4. Editor takes the cost estimate forms and completes a preliminary pricing analysis. All previous reviews by readers, cost estimates, expected initial sales are reviewed by the Editorial Board and a decision is made by the board to offer the author a contract to publish, pending the revision suggested by the readers. The Editor details the terms of the contract agreed upon by the Editorial Board and sends the forms to the press Director who prepares and signs the contracts, sends them to the Business Manager for second signature and the Business Manager forwards them to the Editor for negotiation with the author.
5. The Editor prepares and sends to the author a contract letter detailing conditions of publication, relevant portions of readers' reports and an Author Information Form.
6. Upon author acceptance of the terms of contract, the author informs the Editor that the requested revisions will be made and a final manuscript submitted on a given date.
1. The final manuscript, when received, is assigned to the Editor to prepare a physical inventory of the manuscript: to note any missing materials (illustrations, etc.) to determine any potential editorial or production problems, to prepare the manuscript for copyediting, and to make recommendations on print quantities, binding, price and preferred publication season. The author is contacted to obtain a date for receipt of final artwork and a freelance copy editor is contacted to prepare the manuscript based on detailed instructions.
2. When the copy returns from the freelance editor and the artwork arrives from the author, a house editor checks everything and prepares the front matter copy, running heads, ISBN number, Library of Congress application. This material, with a transmittal form and related cost analysis, description of book and proposed release date (previously determined by the Editorial Board in agreeing to publish), is sent to the Director for final analysis and approval of the production plan.
Production and Design
1. The Production and Design team takes the manuscript and prepares preliminary cost information at the early stages of consideration. This report usually includes trim size and recommendations that meet the house standards. Using the Editor's description of the book, statement of positioning and rationale for publishing as well as outside and in-house review reports, the production department establishes one or more mock-up designs for the book and meets with the Editor and Sales Director. The goal is to have a product that communicates the ideas of the book, supports the positioning statement, catches the eye of the audience and serves the requirements of the book trade. Based on this meeting, adjustments are made to a chosen design and plans go forward. The Editor shares the design and cover mock-ups with the author when the Editor has final copyedited text and design can provide a good visual representation of the book. The author provides advice regarding any adaptations needed to meet specific needs of the text. The cover remains the responsibility of the publisher, with author giving input but realizing that the cover is the publisher's domain.

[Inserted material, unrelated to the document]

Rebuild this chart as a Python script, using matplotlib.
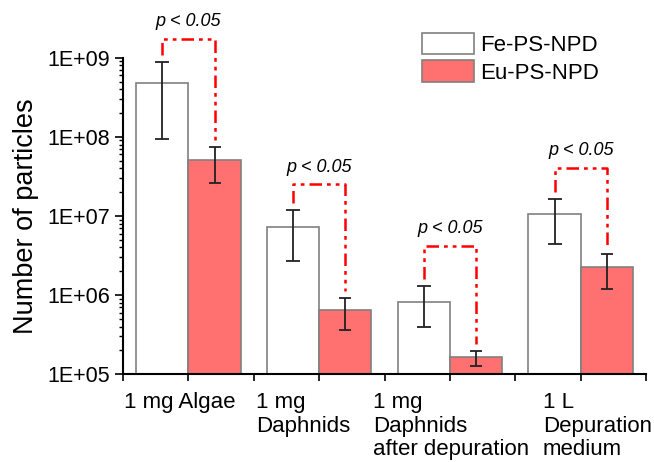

2. First galley of the text goes to the Editor for in-house and author review. Changes from all reviewers are consolidated by the editor and returned to production for input.
3. Editor reviews revised text and may request another reviewer to look at it. When all revisions are complete the Editor provides sign-off on text. The Editor provides Production with cover copy and reviews final cover with author, sales and promotion directors. Requests for changes go to the Editor. Editor sends changes to production, reviews revisions and signs off on the final artwork.
Sales and Promotion
The sales and promotion teams are dependent upon the author for their success. Best strategies and promotion plans are tailored to meet goals they both have and can work together to achieve.
Sales and promotion use the author information sheet, the manuscript and editorial reports to determine goals and opportunities for bringing the book's attention to buyers.
Who are the buyers? Is this a book that will appear unique right away or one that will sell best through recommendation—"of all the books here, this is the one". Such questions result in strategies. If the book needs to sell via recommendation (because too expensive to bring it to a dispersed buying group) special incentives need to be offered to book sellers, associations, special interests,etc. for them to advise their buyers/clients that this is the book they should purchase. The goal is to get them to be your sales team.
How much support can author provide? Some authors have promotional time and want to engage the public. Others need training and opportunities that meet their work and personal needs. The promotional team will meet with the author to learn limits and opportunities, willingness, etc.
Promotion is often the reverse of book making. Production is the work of making the intangible tangible. Once the book is in hand, the art then sometimes shifts to talking about the intangible benefits of owning the book. So, some promotional materials will emphasize the very intangible ideas and benefits which inspired the author to begin his book. The process is a complete circle.
Some basic tools prepared by these two teams are: the book fact sheet, news release for print and electronic delivery, author interview question and answer sheet, book flyer for electronic and print use, web page, color post card. Distribution information and pricing is given on all literature. Quantity discounts are pre-determined and every communication invites queries for volume discounts. A name and email/phone contact included.
review copies with news release to list of reviewers
news release to magazine columnists, bloggers, newspapers, associations, subject-related outlets and professionals working in the subject arena
professional institutional mailings, phone follow-up for sales and coverage in newsletters, etc.
author book signings at local book stores
Author lectures over an 18 month period. Where possible?
Media coverage: radio media and TV media kit (author prep and training can be part of this)
1. Book publishing might be considered the art of tool making: authors, editors, copy editors, graphic designers, art directors, sales teams, distributors, marketing directors are all involved.
2. Production: There is no single 'right' way to produce a book. There are many approaches based on personalities involved, resources available and purpose.
3. The same book can be 'positioned' a number of ways, so in deciding focus, emphasis, and design, the position chosen needs to be clear to the publishing team, author, promotion team. When promoting a book, the more angles to the position and ideas of a book, the greater opportunities for developing various reading audiences and thus giving a book a longer, broader promotional life.